Supply chain analysis

Supply chain risk management is the discipline of identifying, assessing, and mitigating supply chain risks. A TerminusX knowledge graph enables this detailed analysis with a distributed knowledge graph made of interoperable data products. By harmonizing internal and external data relevant to your organization you can quickly identify any weak links in your supply chain.

Traceable data lineage

TerminusX is an immutable data store, tracking every version of every piece of data. The commit graph delivers the ability to monitor inventory, parts, cost control, and KPIs related to audits across the supply chain. You can access data remotely, maintain stakeholder data, and unify related concepts using your data model. This new agility enables you to rapidly respond to business changes and new requirements, easily including new data sources.

Predictive analytics

Whether you’re using predictive analytics for marketing or ops optimization, fraud detection or risk reduction, TerminusX allows you to leverage graph analytics to improve the quality of the data going into your predictions. Equally important, version control allows you to capitalize on all your valuable historical data to make the best decisions.
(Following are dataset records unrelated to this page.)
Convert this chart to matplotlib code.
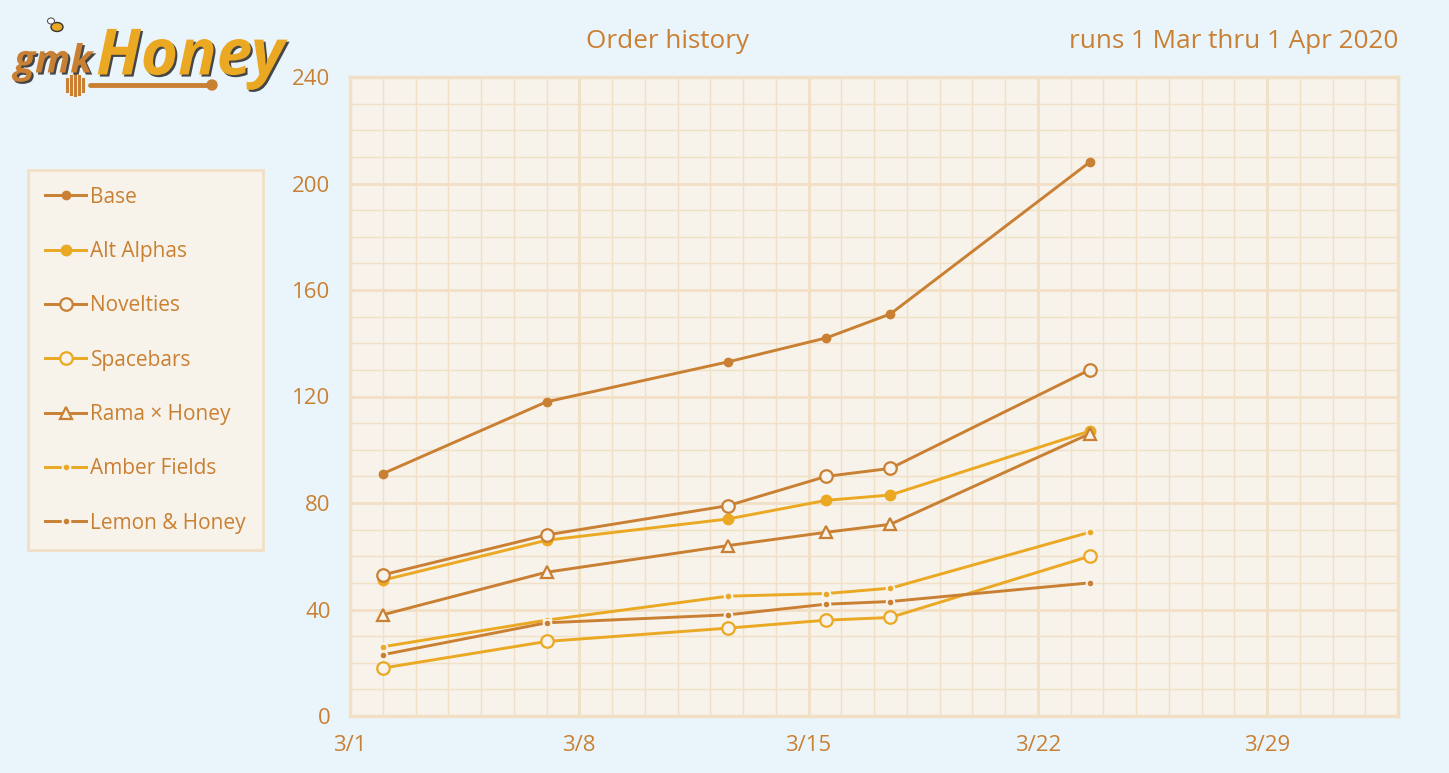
import matplotlib.pyplot as plt
import matplotlib.dates as mdates
import matplotlib.patheffects as pe
from matplotlib.patches import Circle, Ellipse
from datetime import datetime

# dates of the order count snapshots
dates = [datetime(2020, 3, 2, 0), datetime(2020, 3, 7, 0), datetime(2020, 3, 12, 13),
         datetime(2020, 3, 15, 13), datetime(2020, 3, 17, 12), datetime(2020, 3, 23, 14)]

base = [91, 118, 133, 142, 151, 208]
alt_alphas = [51, 66, 74, 81, 83, 107]
novelties = [53, 68, 79, 90, 93, 130]
spacebars = [18, 28, 33, 36, 37, 60]
rama_honey = [38, 54, 64, 69, 72, 106]
amber_fields = [26, 36, 45, 46, 48, 69]
lemon_honey = [23, 35, 38, 42, 43, 50]

week_ticks = [datetime(2020, 3, 1), datetime(2020, 3, 8), datetime(2020, 3, 15),
              datetime(2020, 3, 22), datetime(2020, 3, 29)]
week_labels = ["3/1", "3/8", "3/15", "3/22", "3/29"]

brown = "#C98033"
gold = "#EAA823"
paper = "#F7F2EA"
grid_c = "#F1DFC6"
sky = "#EAF5FB"

plt.rcParams["font.family"] = ["Open Sans", "DejaVu Sans"]

fig = plt.figure(figsize=(14.49, 7.73), dpi=100)
fig.patch.set_facecolor(sky)
ax = fig.add_axes([350 / 1449, 57 / 773, 1048 / 1449, 639 / 773])
ax.set_facecolor(paper)

series = [
    ("Base", base, brown, dict(marker="o", markersize=6, markerfacecolor=brown, markeredgecolor=brown)),
    ("Alt Alphas", alt_alphas, gold, dict(marker="o", markersize=7.5, markerfacecolor=gold, markeredgecolor=gold)),
    ("Novelties", novelties, brown, dict(marker="o", markersize=9, markerfacecolor=paper, markeredgecolor=brown, markeredgewidth=1.6)),
    ("Spacebars", spacebars, gold, dict(marker="o", markersize=9, markerfacecolor=paper, markeredgecolor=gold, markeredgewidth=1.6)),
    ("Rama × Honey", rama_honey, brown, dict(marker="^", markersize=8, markerfacecolor=paper, markeredgecolor=brown, markeredgewidth=1.6)),
    ("Amber Fields", amber_fields, gold, dict(marker="o", markersize=5.5, markerfacecolor=gold, markeredgecolor=paper, markeredgewidth=1.5)),
    ("Lemon & Honey", lemon_honey, brown, dict(marker="o", markersize=5.5, markerfacecolor=brown, markeredgecolor=paper, markeredgewidth=1.5)),
]

handles = []
for name, vals, col, mk in series:
    h, = ax.plot(dates, vals, color=col, linewidth=2.1, label=name, zorder=3, **mk)
    handles.append(h)

ax.set_xlim(datetime(2020, 3, 1), datetime(2020, 4, 2))
ax.set_ylim(0, 240)
ax.set_xticks(week_ticks)
ax.set_xticklabels(week_labels)
ax.xaxis.set_minor_locator(mdates.DayLocator())
ax.set_yticks(range(0, 241, 40))
ax.set_yticks(range(0, 241, 10), minor=True)

ax.grid(which="major", color=grid_c, linewidth=2.0, zorder=0)
ax.grid(which="minor", color=grid_c, linewidth=1.0, zorder=0)
ax.set_axisbelow(True)
for s in ax.spines.values():
    s.set_color(grid_c)
    s.set_linewidth(2.5)
ax.tick_params(which="both", length=0, colors=brown, labelsize=16)
ax.tick_params(axis="y", pad=14)
ax.tick_params(axis="x", pad=14)

fig.text(668 / 1449, 1 - 42 / 773, "Order history", ha="center", va="center", color=brown, fontsize=18.8)
fig.text(1398 / 1449, 1 - 42 / 773, "runs 1 Mar thru 1 Apr 2020", ha="right", va="center", color=brown, fontsize=18.8)

leg = fig.legend(handles=handles, loc="upper left", bbox_to_anchor=(28 / 1449, 1 - 170 / 773),
                 frameon=True, fancybox=False, facecolor=paper, edgecolor=grid_c,
                 fontsize=15, labelspacing=1.6, handlelength=2.0, handletextpad=0.2,
                 borderpad=0.8, borderaxespad=0)
leg.get_frame().set_linewidth(2)
leg.get_frame().set_alpha(1)
for t in leg.get_texts():
    t.set_color(brown)

# logo
shadow = [pe.withSimplePatchShadow(offset=(1.5, -1.5), shadow_rgbFace="#333333", alpha=0.9)]
fig.text(14 / 1449, 1 - 62 / 773, "gmk", color=brown, fontsize=28, style="italic",
         fontweight="bold", va="center", ha="left", path_effects=shadow)
fig.text(96 / 1449, 1 - 58 / 773, "Honey", color=gold, fontsize=46, style="italic",
         fontweight="bold", va="center", ha="left", path_effects=shadow)
lx = fig.add_axes([0, 0, 1, 1], facecolor="none")
lx.set_xlim(0, 1449)
lx.set_ylim(773, 0)
lx.axis("off")
lx.plot([90, 210], [85, 85], color=brown, linewidth=3.5, solid_capstyle="round")
lx.add_patch(Circle((212, 85), 5, color=brown))
for xr, hh in zip([67, 71, 75, 79, 83], [6, 9, 10, 9, 6]):
    lx.plot([xr, xr], [85 - hh, 85 + hh], color=brown, linewidth=2.2)
lx.add_patch(Ellipse((57, 27), 12, 9, facecolor=gold, edgecolor="#333333", linewidth=1))
lx.add_patch(Ellipse((51, 21), 7, 6, facecolor="white", edgecolor="#555555", linewidth=0.8))

fig.savefig("out.png", dpi=100, facecolor=sky)
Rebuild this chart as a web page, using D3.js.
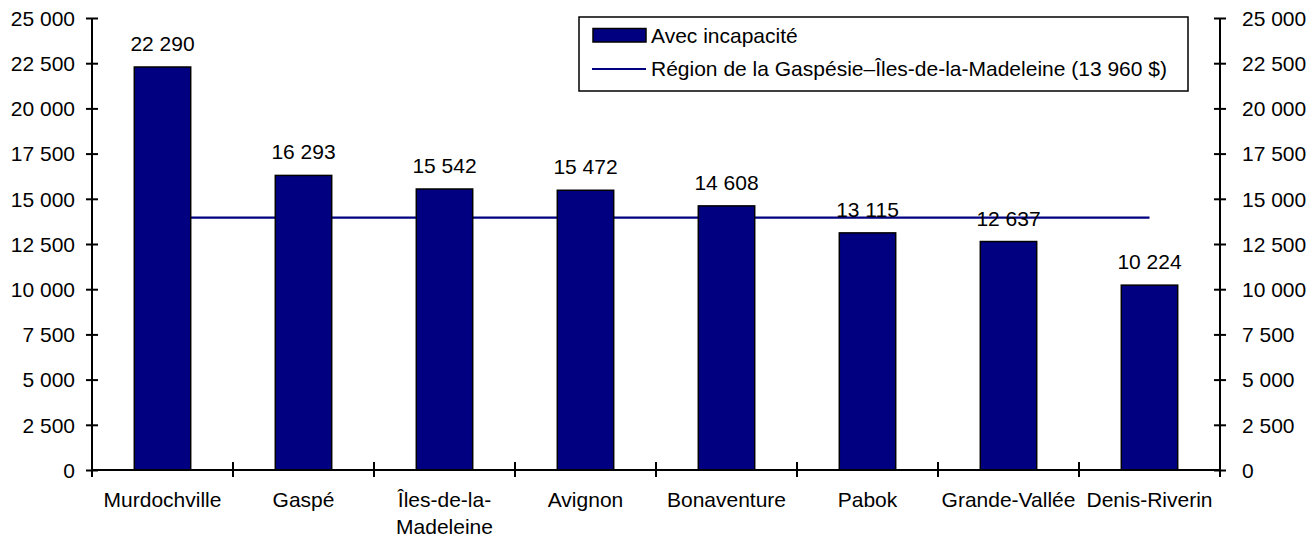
<!DOCTYPE html>
<html><head><meta charset="utf-8">
<script src="https://cdn.jsdelivr.net/npm/d3@7"></script>
<style>body{margin:0;background:#fff}svg{display:block}text{font-family:"Liberation Sans",Arial,sans-serif;font-size:21px;fill:#000}</style>
</head><body><svg id="c" width="1313" height="538"></svg>
<script>
const categories = ["Murdochville","Gaspé","Îles-de-la-\nMadeleine","Avignon","Bonaventure","Pabok","Grande-Vallée","Denis-Riverin"];
const values = [22290,16293,15542,15472,14608,13115,12637,10224];
const regionValue = 13960;
const yTicks = [0,2500,5000,7500,10000,12500,15000,17500,20000,22500,25000];
const legendLabels = ["Avec incapacité","Région de la Gaspésie–Îles-de-la-Madeleine (13 960 $)"];

const navy = "#000080";
const svg = d3.select("#c");
const loc = d3.formatLocale({decimal:",", thousands:"\u00a0", grouping:[3], currency:["","$"]});
const fmt = loc.format(",d");

const x = d3.scaleBand().domain(categories).range([92,1220]).paddingInner(0.6).paddingOuter(0.3);
const y = d3.scaleLinear().domain([0,25000]).range([470,18]);

// region line (behind bars)
svg.append("line")
  .attr("x1", x(categories[0]) + x.bandwidth()/2)
  .attr("x2", x(categories[categories.length-1]) + x.bandwidth()/2)
  .attr("y1", y(regionValue)).attr("y2", y(regionValue))
  .attr("stroke", navy).attr("stroke-width", 2.2);

// bars
svg.selectAll("rect.bar").data(values).enter().append("rect")
  .attr("class","bar")
  .attr("x",(d,i)=>x(categories[i]))
  .attr("width", x.bandwidth())
  .attr("y", d=>y(d))
  .attr("height", d=>y(0)-y(d))
  .attr("fill", navy).attr("stroke","#000").attr("stroke-width",1.5);

// value labels
svg.selectAll("text.val").data(values).enter().append("text")
  .attr("class","val")
  .attr("x",(d,i)=>x(categories[i])+x.bandwidth()/2)
  .attr("y", d=>y(d)-16)
  .attr("text-anchor","middle")
  .text(d=>fmt(d));

// left axis
const gl = svg.append("g").attr("transform","translate(92,0)");
gl.call(d3.axisLeft(y).tickValues(yTicks).tickFormat(fmt).tickSize(6).tickPadding(11));
gl.select(".domain").remove();
gl.selectAll(".tick line").attr("x1",-6).attr("x2",6).attr("stroke","#000").attr("stroke-width",2);
gl.selectAll(".tick text").style("font-size","21px").style("font-family","Liberation Sans, Arial, sans-serif").attr("dy","0.35em");
gl.append("line").attr("x1",0).attr("x2",0).attr("y1",y(25000)).attr("y2",477).attr("stroke","#000").attr("stroke-width",2);

// right axis
const gr = svg.append("g").attr("transform","translate(1220,0)");
gr.call(d3.axisRight(y).tickValues(yTicks).tickFormat(fmt).tickSize(6).tickPadding(16));
gr.select(".domain").remove();
gr.selectAll(".tick line").attr("x1",-6).attr("x2",6).attr("stroke","#000").attr("stroke-width",2);
gr.selectAll(".tick text").style("font-size","21px").style("font-family","Liberation Sans, Arial, sans-serif").attr("dy","0.35em");
gr.append("line").attr("x1",0).attr("x2",0).attr("y1",y(25000)).attr("y2",477).attr("stroke","#000").attr("stroke-width",2);

// x axis baseline
svg.append("line").attr("x1",92).attr("x2",1220).attr("y1",y(0)).attr("y2",y(0)).attr("stroke","#000").attr("stroke-width",2);
// category boundary ticks
const step = x.step();
const bounds = d3.range(1, categories.length).map(i => x(categories[i]) - x.paddingInner()*step/2);
svg.selectAll("line.ct").data(bounds).enter().append("line")
  .attr("class","ct").attr("x1",d=>d).attr("x2",d=>d)
  .attr("y1",y(0)-8).attr("y2",y(0)+7).attr("stroke","#000").attr("stroke-width",2);

// category labels
svg.selectAll("text.cat").data(categories).enter().append("text")
  .attr("class","cat")
  .attr("x",d=>x(d)+x.bandwidth()/2)
  .attr("y",507)
  .attr("text-anchor","middle")
  .each(function(d){
    const parts = d.split("\n");
    d3.select(this).selectAll("tspan").data(parts).enter().append("tspan")
      .attr("x", x(d)+x.bandwidth()/2)
      .attr("dy",(p,i)=>i===0?0:27)
      .text(p=>p);
  });

// legend
const lg = svg.append("g");
lg.append("rect").attr("x",579).attr("y",17).attr("width",609).attr("height",74)
  .attr("fill","#fff").attr("stroke","#000").attr("stroke-width",1.5);
lg.append("rect").attr("x",593).attr("y",28.5).attr("width",53).attr("height",13.5)
  .attr("fill",navy).attr("stroke","#000").attr("stroke-width",1.5);
lg.append("text").attr("x",651).attr("y",43).text(legendLabels[0]);
lg.append("line").attr("x1",592).attr("x2",646).attr("y1",69).attr("y2",69).attr("stroke",navy).attr("stroke-width",2);
lg.append("text").attr("x",651).attr("y",76).text(legendLabels[1]);
</script></body></html>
TerminusX’s end-to-end prediction pipeline accurately identifies the likelihood of future outcomes—based on all of your data.

Conclusion

With TerminusX, you reinvent your teams’ ability to leverage data. Now your organization is:

  • Agile,with domain teams working in interoperable but containerized ways, deploying when they need to.
  • Scalable, so you can create new data products whenever new data appears.
  • Accurate, since data product responsibility lies with the producers and experts.
  • Self-serve, allowing business teams to create fully end-to-end, automated deliveries.
  • In Control, with metadata, provenance and audit history with data lineage.

With TerminusX you are fully utilizing your data – in the hands of the people who know what to do with it. Now your business units are able to innovate with data products, employing improved service, applications, processes, reporting — and lower costs.

Best of all, it happens in just a few clicks.